I also love that fall brings General Conference!  Last night I attended the Relief Society General Meeting.  It was pure genius.  President Uchtdorf made me want to live every day like it was my last, Sister Allred (who bears remarkable resemblance to my good friend's mother) makes me want to be kind, Sister Thompson makes me want to be brave because she has borne trials that I have not had to and with sheer grace!  I love her! 
It is Sister Beck, however, that today I want to thank (perhaps I should mail this straight to her). 
Throughout the years of my young motherhood, Sister Beck has spoken directly to my heart.  She has had the courage to say HARD things, many times, I am sure at the expense of her own popularity!  Her quotes rush through my mind at times, "BE BRILLIANT IN THE BASICS,"  "WHAT GOOD HAS MY LIFE DONE ME,"  "MOTHERS WHO KNOW......."  Today I would like to thank her for simply being an instrument that the Lord could use to shape my family's lives in countless ways.  I know what she speaks is TRUTH.  I have taken her "suggestions"  and cultivated them in my life.  They have grown into testimonies of God's love for families.  He has provided the WAY! 

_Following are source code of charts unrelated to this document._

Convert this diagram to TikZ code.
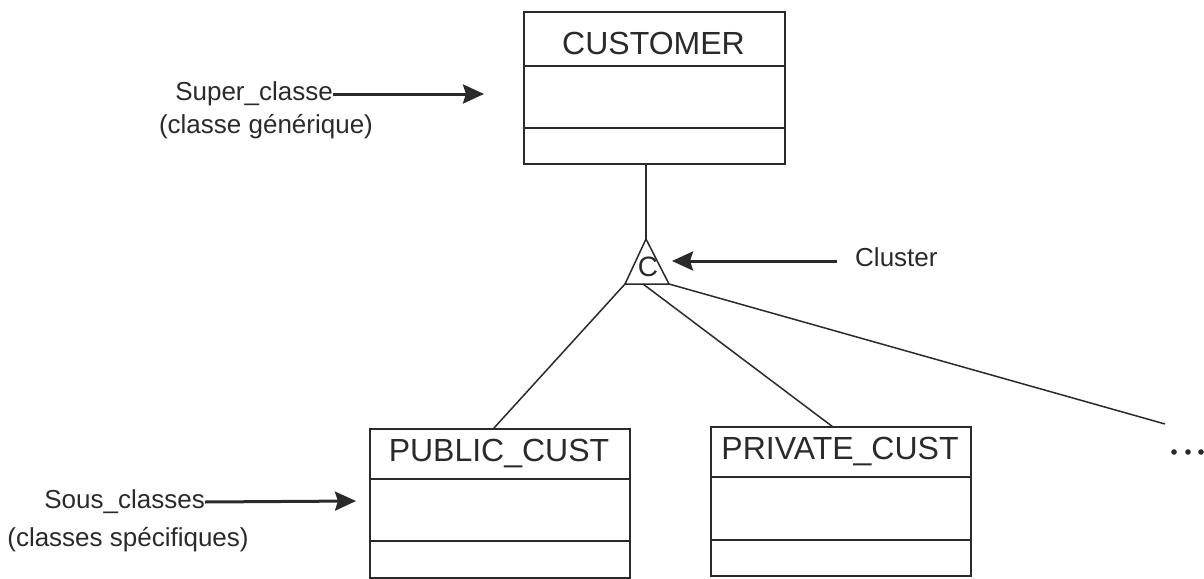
\documentclass[tikz,border=0pt]{standalone}
\usepackage{fontspec}
\setmainfont{Liberation Sans}
\usetikzlibrary{arrows.meta}
\definecolor{ink}{HTML}{2A2A2A}
\tikzset{
  classbox/.style={draw=ink, line width=1.6pt, inner sep=0pt, anchor=north west},
  classname/.style={text=ink, inner sep=0pt, font=\fontsize{32}{38}\selectfont},
  divider/.style={draw=ink, line width=1.2pt},
  link/.style={draw=ink, line width=1.5pt},
  note/.style={text=ink, inner sep=0pt, font=\fontsize{26}{31}\selectfont},
  pointer/.style={draw=ink, line width=3pt, -{Stealth[length=21pt,width=19pt,inset=3pt]}},
}
\begin{document}
\begin{tikzpicture}[x=1pt,y=-1pt]
\useasboundingbox (0,0) rectangle (1204,578);

% super class
\node[classbox, minimum width=261pt, minimum height=152pt] (cust) at (523,11) {};
\node[classname] (custname) at (653.5,43) {CUSTOMER};
\draw[divider] (523,66) -- (784,66);
\draw[divider] (523,128) -- (784,128);

% sub classes
\node[classbox, minimum width=260pt, minimum height=149pt] (pub) at (369,428) {};
\node[classname] (pubname) at (499,454) {PUBLIC\_CUST};
\draw[divider] (369,479) -- (629,479);
\draw[divider] (369,541) -- (629,541);

\node[classbox, minimum width=260pt, minimum height=149pt] (priv) at (710,426) {};
\node[classname] (privname) at (840,452) {PRIVATE\_CUST};
\draw[divider] (710,477) -- (970,477);
\draw[divider] (710,540) -- (970,540);

% cluster triangle
\coordinate (tritop) at (646,239);
\coordinate (trileft) at (625,284);
\coordinate (triright) at (669,284);
\coordinate (trimid) at (643,284);
\draw[link, line join=miter] (tritop) -- (trileft) -- (triright) -- cycle;
\node[text=ink, inner sep=0pt, font=\fontsize{28}{32}\selectfont] (cl) at (648,267) {C};

% inheritance links
\coordinate (pubhook) at (494,428);
\coordinate (privhook) at (833,427);
\coordinate (openend) at (1165,424);
\draw[link] (cust.south -| tritop) -- (tritop);
\draw[link] (trileft) -- (pubhook);
\draw[link] (trimid) -- (privhook);
\draw[link] (triright) -- (openend);

% further sub classes
\foreach \dx in {1174,1188,1201}
  \fill[ink] (\dx,452) circle (2.8pt);

% annotations
\node[note, anchor=east] (sup) at (333,94) {Super\_classe};
\node[note] (supdesc) at (266,127) {(classe générique)};
\coordinate (suptip) at (484,94);
\draw[pointer] (sup.east) -- (suptip);

\node[note, anchor=east] (sous) at (205,502) {Sous\_classes};
\node[note] (sousdesc) at (128,540) {(classes spécifiques)};
\coordinate (soustip) at (356,501);
\draw[pointer] (sous.east) -- (soustip);

\node[note, anchor=west] (clus) at (855,257) {Cluster};
\coordinate (clustail) at (837,261);
\coordinate (clustip) at (672,261);
\draw[pointer] (clustail) -- (clustip);
\end{tikzpicture}
\end{document}
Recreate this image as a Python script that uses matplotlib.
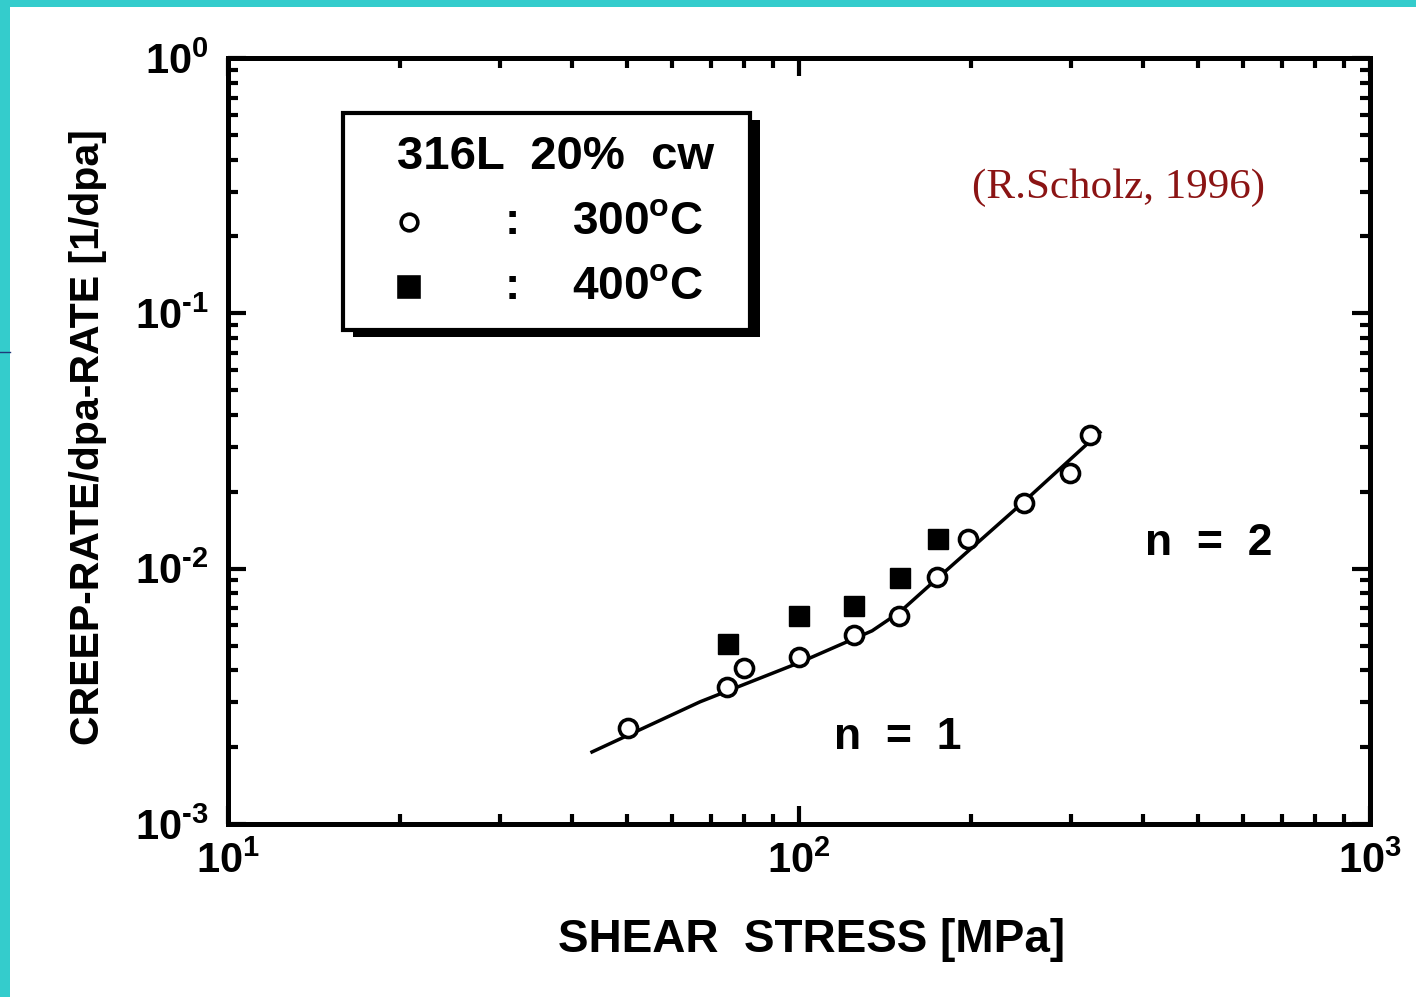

One year as we were vacationing at Bear Lake, Elder L. Tom Perry happened to be our neighbor.  That week my dad went and bought a flat of the ever-popular Bear Lake Raspberries and delivered them to Elder Perry simply saying, "we never get to THANK-YOU for all of the things that you do."  I would like to take a flat of raspberries (electronically speaking) to Sister Beck.  In fact, I would like to thank all of my leaders who are CALLED of God to serve in callings that they did not ask for, but they were willing to take, simply because they love the LORD.  THANK YOU!